There is a famous American game show, The Price is Right, during which contestants attempt to guess the correct price of a certain item. The winning contestant guesses closest to the true price. A somewhat similar game is occurring with the stock market’s financial companies. However, rather than observing a familiar item and guessing the price based on a few simple known variables, many complicated and obscured variables affect the true value of financial companies.
Let’s attempt to play a simulated version of this game with the headlining stock Lehman Brothers Holdings Inc. (LEH). A little over a year ago, LEH was trading near $80 a share. The company was coming off a multiyear bull run and was profiting from investments related to the strong real estate market, the roaring global boom, and tons of private equity deals and IPOs. The market looked at LEH’s financials and imagined every investment providing superior returns, the global boom spiking without fail, and the deal flow continuing ad infinitum. Although none of those projections were connected to reality, they were included in the stock price nonetheless.
So, in our simulation we are now staring at a share of LEH trading at $80 in 2007. We are bright-eyed and having idealistic fantasies like parents do while staring at their newborn babe. LEH is our little darling. LEH can do no wrong. LEH is genius! We are guessing that the price of LEH is “right” at $80 - for sure.
While we are staring at our simulated computer screen enjoying the beautiful ascension of our darling, simulated LEH employees are making trades, signing contracts and checks for more projects, and marketing their services to prospective clients. As all the aforementioned booms started losing momentum, the quality of the then-current deals began to erode. Long trades in real estate-related securities started to sour. Deal flow came to a screeching halt. But all the while, LEH bulls kept demanding shares because they were living in a deluded intellectual world where LEH was invincible.
Last summer a handful of people snapped out of their daydream. So, LEH shares started to slide. Despite the mounting evidence that the boom had peaked, LEH management and their well-paid PR machine told the public, “Although you can’t see behind our veil, trust us that things are just fine.” And since most analysts, fund managers, and individual investors are too far removed from the company’s reality, they drank the Kool-Aid and guessed that the price for LEH was “cheap.”

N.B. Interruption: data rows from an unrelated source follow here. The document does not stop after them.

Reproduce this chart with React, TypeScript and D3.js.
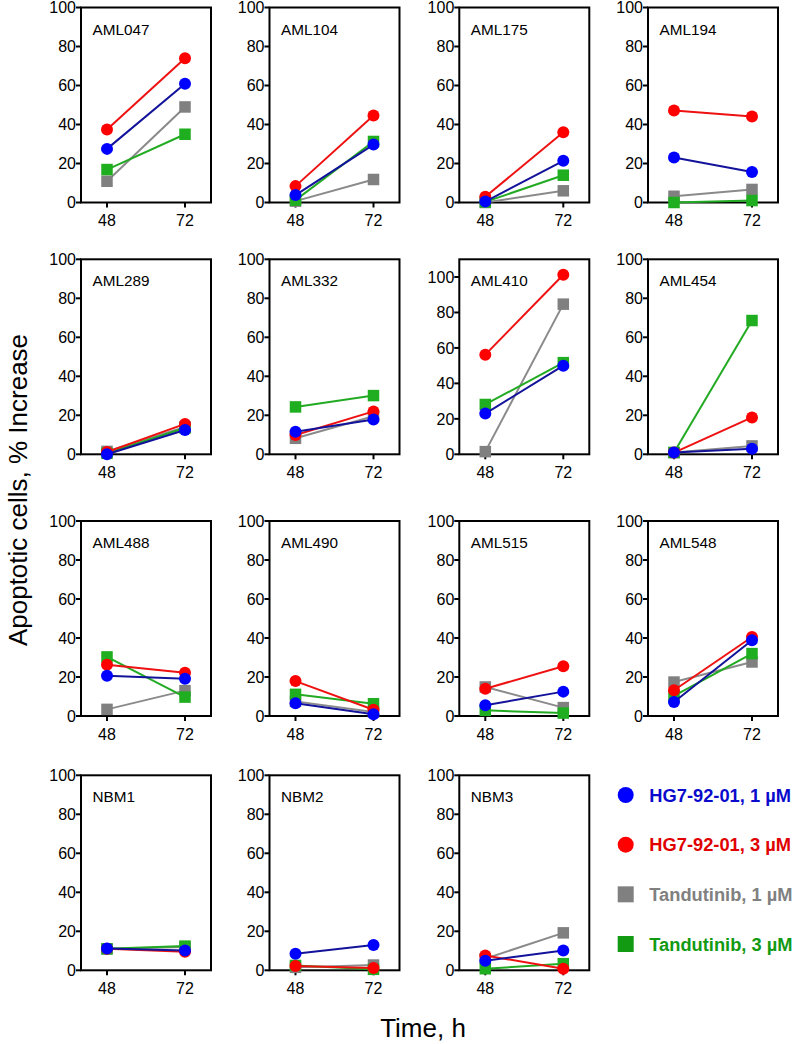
import React from "react";
import * as d3 from "d3";

const panelNames = [
  "AML047", "AML104", "AML175", "AML194",
  "AML289", "AML332", "AML410", "AML454",
  "AML488", "AML490", "AML515", "AML548",
  "NBM1", "NBM2", "NBM3",
];
const times = [48, 72];
const yTicks = [0, 20, 40, 60, 80, 100];
const panelYMax = [100, 100, 100, 100, 100, 100, 110, 100, 100, 100, 100, 100, 100, 100, 100];

// values at [48 h, 72 h] per panel
const hg1uM = [
  [27.5, 60.9], [3.8, 29.7], [0.5, 21.4], [23.1, 15.6],
  [0, 12.5], [11.6, 17.8], [23, 50], [0.9, 2.9],
  [20.7, 19.1], [6.5, 0.9], [5.5, 12.5], [7.2, 38.8],
  [11.2, 10.2], [8.5, 13], [4.9, 10.2],
];
const hg3uM = [
  [37.4, 74], [8.4, 44.6], [2.9, 36], [47.2, 44.1],
  [1.2, 15.6], [9.9, 22], [56.2, 101.3], [0.9, 18.9],
  [26.3, 22.2], [17.9, 3.2], [14, 25.5], [13.2, 40.5],
  [11, 9.5], [2.2, 1.2], [7.6, 0.8],
];
const tan1uM = [
  [10.9, 49], [0.7, 11.8], [0, 6], [3.2, 6.7],
  [1.5, 14], [8.2, 19.5], [1.5, 84.7], [0.9, 4.3],
  [3.4, 13], [7.5, 2], [14.9, 4.3], [17.4, 27.7],
  [11, 12], [1.5, 2.7], [6, 19.2],
];
const tan3uM = [
  [16.9, 35], [1.2, 31.3], [0.3, 14], [0, 1],
  [0.5, 13.5], [24.3, 30.1], [28.1, 51.7], [0.9, 68.6],
  [30.3, 9.7], [11.1, 6.3], [2.9, 1.5], [10.3, 32],
  [11, 12.4], [2.5, 0.5], [0.8, 3.4],
];
const seriesLabels = ["HG7-92-01, 1 µM", "HG7-92-01, 3 µM", "Tandutinib, 1 µM", "Tandutinib, 3 µM"];

const series = [
  { key: "tan1", data: tan1uM, shape: "square", fill: "#808080", line: "#8a8a8a" },
  { key: "tan3", data: tan3uM, shape: "square", fill: "#1fae1f", line: "#22aa22" },
  { key: "hg3", data: hg3uM, shape: "circle", fill: "#ff0000", line: "#ee1111" },
  { key: "hg1", data: hg1uM, shape: "circle", fill: "#0000ff", line: "#12129a" },
];
const legendOrder = [
  { shape: "circle", fill: "#0000ff", text: "#0a0acc" },
  { shape: "circle", fill: "#ff0000", text: "#e00000" },
  { shape: "square", fill: "#808080", text: "#808080" },
  { shape: "square", fill: "#129a12", text: "#129a12" },
];

const colX = [81, 269.5, 459.3, 648];
const rowTop = [7.5, 259.3, 521, 775.3];
const PW = 130;
const PH = 195;
const FONT = "'Liberation Sans', Arial, Helvetica, sans-serif";

function Marker({ shape, x, y, fill, size }: any) {
  if (shape === "circle") return <circle cx={x} cy={y} r={size / 2} fill={fill} />;
  return <rect x={x - size / 2} y={y - size / 2} width={size} height={size} fill={fill} />;
}

function Panel({ i }: { i: number }) {
  const col = i % 4;
  const row = Math.floor(i / 4);
  const x0 = colX[col];
  const y0 = rowTop[row];
  const xs = d3.scaleLinear().domain([40, 80]).range([x0, x0 + PW]);
  const ys = d3.scaleLinear().domain([0, panelYMax[i]]).range([y0 + PH, y0]);
  const line = d3.line<number>().x((_, k) => xs(times[k])).y((d) => ys(d));
  return (
    <g>
      <rect x={x0} y={y0} width={PW} height={PH} fill="none" stroke="#000" strokeWidth={2} />
      {yTicks.map((t) => (
        <g key={t}>
          <line x1={x0 - 5} x2={x0} y1={ys(t)} y2={ys(t)} stroke="#000" strokeWidth={2} />
          <text x={x0 - 5} y={ys(t) + 5.8} textAnchor="end" fontSize={16} fontFamily={FONT} fill="#000">
            {t}
          </text>
        </g>
      ))}
      {times.map((t) => (
        <g key={t}>
          <line x1={xs(t)} x2={xs(t)} y1={y0 + PH} y2={y0 + PH + 5} stroke="#000" strokeWidth={2} />
          <text x={xs(t)} y={y0 + PH + 23.5} textAnchor="middle" fontSize={16} fontFamily={FONT} fill="#000">
            {t}
          </text>
        </g>
      ))}
      <text x={x0 + 11.5} y={y0 + 27} fontSize={15.3} fontFamily={FONT} fill="#000">
        {panelNames[i]}
      </text>
      {series.map((s) => (
        <g key={s.key}>
          <path d={line(s.data[i]) || ""} fill="none" stroke={s.line} strokeWidth={2} />
          {s.data[i].map((v, k) => (
            <Marker key={k} shape={s.shape} x={xs(times[k])} y={ys(v)} fill={s.fill} size={s.shape === "circle" ? 12 : 11.5} />
          ))}
        </g>
      ))}
    </g>
  );
}

export default function App() {
  const legendY = d3.scaleLinear().domain([0, 3]).range([795, 944]);
  return (
    <svg width={797} height={1044} style={{ position: "absolute", left: 0, top: 0, background: "#fff" }}>
      <rect width={797} height={1044} fill="#fff" />
      {panelNames.map((_, i) => (
        <Panel key={i} i={i} />
      ))}
      {seriesLabels.map((lab, k) => (
        <g key={lab}>
          <Marker shape={legendOrder[k].shape} x={625.7} y={legendY(k)} fill={legendOrder[k].fill} size={16} />
          <text x={649.3} y={legendY(k) + 6.5} fontSize={18.3} fontWeight="bold" fontFamily={FONT} fill={legendOrder[k].text}>
            {lab}
          </text>
        </g>
      ))}
      <text
        transform="translate(27,490) rotate(-90)"
        textAnchor="middle"
        fontSize={26}
        fontFamily={FONT}
        fill="#000"
      >
        Apoptotic cells, % Increase
      </text>
      <text x={423} y={1037} textAnchor="middle" fontSize={26} fontFamily={FONT} fill="#000">
        Time, h
      </text>
    </svg>
  );
}
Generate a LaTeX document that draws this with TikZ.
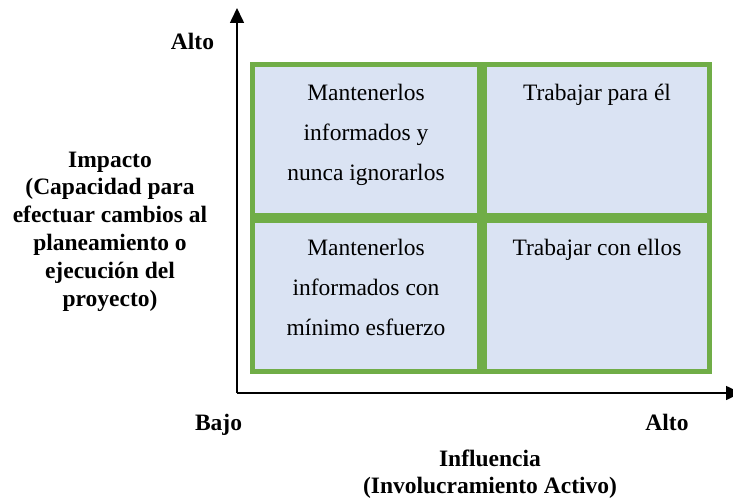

This is the point when most people are simply investing based on the inertia of the market (e.g., “buy the dips”). Although any reasonably discerning person could find plenty of data to support that major problems were manifesting in the economy (if you are lazy read Barry Ritholtz’s brilliant blog The Big Picture), the inertia bots piled back into shares and kept them stable until February of this year. At that point, reality was harder to conceal and the protectors of the veil (e.g., CEO, PR team, Federal Reserve, National Association of Realtors, etc.) were forced to concede a host of problems. Thus, the next wave of sellers dumped their LEH shares.
Despite the concessions and selling, the protectors of the veil followed all their negative revelations with positive rhetoric and spin. They are, after all, trying to prevent us from accurately repricing the market all at once - because that’s what we call a “crash.” So, once again plenty of inertia bots started buying shares. As a result, we had a little rally from the middle of March until the middle of May. At that point, more of reality was revealed, and the next wave of selling began.
At this point, we are in the present moment: Monday, July 14, 2008. LEH has taken a hard beating down to $12.40. The mainstream media is finally reporting that LEH owns ghost towns and has an enormous amount of possibly valueless illiquid assets on their books. However, despite all the negative data about LEH’s reality, there are still people who continue to buy. And, despite those who continue to buy, the reality behind LEH’s veil has still not been fully disclosed - not to mention the economy is getting worse.
This same issue is true for the market as a whole. Although companies have revealed some things about the cancers growing on balance sheets, they haven’t revealed everything. And we definitely don’t know how much worse that cancer will be as the economy continues to slow. But, like contestants who know results of a reality show that was filmed but not yet aired, those who can see behind the veil are very well aware that share prices are not yet based on reality.
Legendary investor Benjamin Graham said, “In the short run the market is a voting machine, but in the long run it is a weighing machine.” So, we will continue this classic Bear Market game where insiders are forced to give us nuggets of reality and prices reduce another leg based on weight. Then protectors of the veil will find a statistic or two and claim things are bottoming, and we will have another bounce based on votes. Maybe LEH execs will even consider going public to end the slaughter? But until we know everything and get to stare at the naked skinny horror behind the veil, LEH and the market will continue to be inaccurately priced as a heftier load. Therefore, I recommend staying out of this volatile market unless you are an incredibly skilled trader. As the maxim goes, “When in doubt, stay out.”